La embajadora de Estados Unidos ante la ONU, Jeane Kirkpatrick, anticomunista,
católica, y de origen celta, por ese orden, prefería a los golpistas, pero el
presidente Ronald Reagan le dio a la señora Thatcher lo que la primera ministra
pedía: la base de Ascensión, a medio camino entre Londres y Port Stanley, sin
cuyos bastimentos la guerra habría sido difícil de sostener.
La hija del
tendero de provincias, temerosa de que el enemigo se escabullera entablando
conversaciones interminables, una vez dueña de las islas, ordenó que se
torpedeara al crucero pesado General Belgrano, fuera de las aguas territoriales
de Malvinas, donde murieron más de la mitad de los argentinos en combate.
Europa, que no entendía muy bien esa guerra distinta y distante, dio apoyo de
oficio a los anglosajones, con la salvedad de España —por Gibraltar e Hispanoamérica—
e Italia —por sus emigrantes—, países cuyas opiniones públicas no se resolvían
a condenar la insensatez de Galtieri, el mismo que mientras los británicos
reconquistaban la isla principal, pedía entre vapores alcohólicos que se
aerotransportara unas tropas que no existían para socorrer al general Benjamín
Menéndez, jefe del cuerpo expedicionario.
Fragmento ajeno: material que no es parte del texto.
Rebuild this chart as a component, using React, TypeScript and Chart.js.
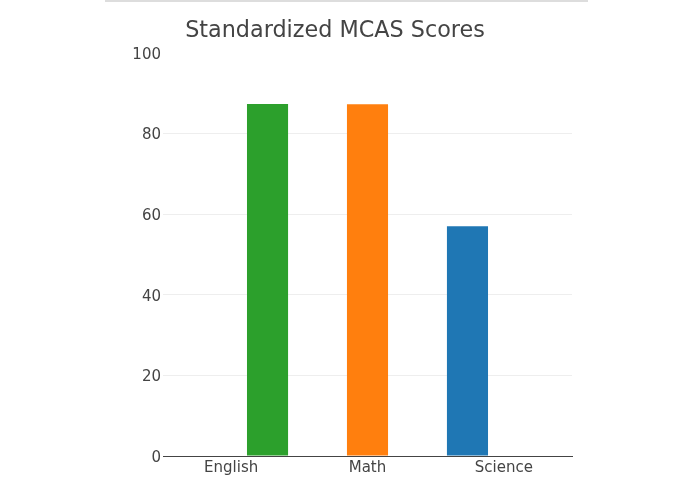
import { useEffect, useRef } from 'react'
import { Chart, registerables } from 'chart.js'

Chart.register(...registerables)

const subjects = ['English', 'Math', 'Science']
// one trace per subject, plotly-style order (blue, orange, green)
const scienceScores = [null, null, 57]
const mathScores = [null, 87.2, null]
const englishScores = [87.3, null, null]
const yTicks = [0, 20, 40, 60, 80, 100]

const FONT = '"DejaVu Sans", Verdana, sans-serif'
const TEXT = '#444444'

export default function App() {
  const canvasRef = useRef<HTMLCanvasElement>(null)

  useEffect(() => {
    if (!canvasRef.current) return
    document.body.style.margin = '0'

    const bar = {
      categoryPercentage: 0.8,
      barPercentage: 1.13,
      borderWidth: 0,
    }

    const chart = new Chart(canvasRef.current, {
      type: 'bar',
      data: {
        labels: subjects,
        datasets: [
          { label: 'Science', data: scienceScores, backgroundColor: '#1f77b4', ...bar },
          { label: 'Math', data: mathScores, backgroundColor: '#ff7f0e', ...bar },
          { label: 'English', data: englishScores, backgroundColor: '#2ca02c', ...bar },
        ],
      },
      options: {
        animation: false,
        responsive: false,
        maintainAspectRatio: false,
        // left padding keeps the title centred on the page, not the plot
        layout: { padding: { left: 98, right: 123, top: 0, bottom: 0 } },
        plugins: {
          legend: { display: false },
          tooltip: { enabled: false },
          title: {
            display: true,
            text: 'Standardized MCAS Scores',
            color: TEXT,
            font: { family: FONT, size: 22.3, weight: 'normal' },
            padding: { top: 18, bottom: 8 },
          },
        },
        scales: {
          x: {
            grid: { display: false, drawTicks: false },
            border: { display: true, color: TEXT, width: 1 },
            ticks: { color: TEXT, font: { family: FONT, size: 15 }, padding: 3 },
            afterFit: (scale: any) => { scale.height = 38 },
          },
          y: {
            min: 0,
            max: 100,
            afterBuildTicks: (scale: any) => { scale.ticks = yTicks.map((v) => ({ value: v })) },
            grid: {
              drawTicks: false,
              color: (ctx: any) => (ctx.tick && ctx.tick.value === 100 ? 'rgba(0,0,0,0)' : '#eeeeee'),
              lineWidth: 1,
            },
            border: { display: false },
            ticks: { color: TEXT, font: { family: FONT, size: 15 }, padding: 2, labelOffset: 2 },
            afterFit: (scale: any) => { scale.width = 65 },
          },
        },
      },
    })

    return () => { chart.destroy() }
  }, [])

  return (
    <div style={{ position: 'relative', width: 695, height: 494, background: '#fff' }}>
      <div style={{ position: 'absolute', left: 105, top: 0, width: 483, height: 2, background: '#dddddd' }} />
      <canvas ref={canvasRef} width={695} height={494} style={{ position: 'absolute', left: 0, top: 0 }} />
    </div>
  )
}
El militar argentino era un cabecita
negra, y de quien se dice que Fidel Castro preguntó esperanzado “si era de los
que combatían”. En el bando derrotado se publicaron locuras como que los
gurkhas habían asesinado a 300 prisioneros argentinos, lo que jamás habría
consentido la oficialidad de Su Majestad y menos aún de un país que hasta unos
días antes del conflicto era tan famosamente pro-británico. Y en el bando
vencedor se supo que Thatcher estaba indignada por la escrupulosa equidistancia
con que la BBC informaba de la guerra.
El enfrentamiento hoy solo puede ser político: el respaldo, en esta ocasión
irrestricto de América Latina, desplegado con una condena del colonialismo
británico, que se redoblará en la próxima cumbre de las Américas en Cartagena,
así como algún cierre de puertos latinoamericanos a barcos de guerra y en
ciertos casos, mercantes, que icen la Union Jack; y económico: la viuda
Kirchner pretende impedir que Gran Bretaña comience a extraer, probablemente a
partir de 2016, el petróleo en aguas de la zona, con reservas evaluadas en unos
12.000 millones de barriles.
Pero ya ha logrado su primer objetivo: reinstalar
las Malvinas en la agenda latinoamericana, de forma que Londres no pueda
maniobrar sin darse de bruces con el problema. Y tampoco los apoyos internacionales
de 1982 están a la orden. El Washington de Obama ya ha declarado su neutralidad
y Europa tratará de mirar para otro lado, repitiendo el consabido mantra de la
negociación entre las partes.
Nadie ignora que las Malvinas —como Gibraltar— jamás dejarán de ser
británicas sin el consentimiento de sus 3.000 habitantes. Y solo un trato
económico mejor que el que reciben de Londres podría disipar el recuerdo de una
guerra tan cruel como innecesaria, que un aire porteño epitafió
quejumbrosamente: “Con Malvinas o sin Malvinas / grito tu nombre por las
esquinas / mientras que los generales / se dan al tango por los portales”.
© Escrito por Miguel Ángel Bastenier y publicado en el Diario El País de
Madrid el martes 3 de Abril de 2012.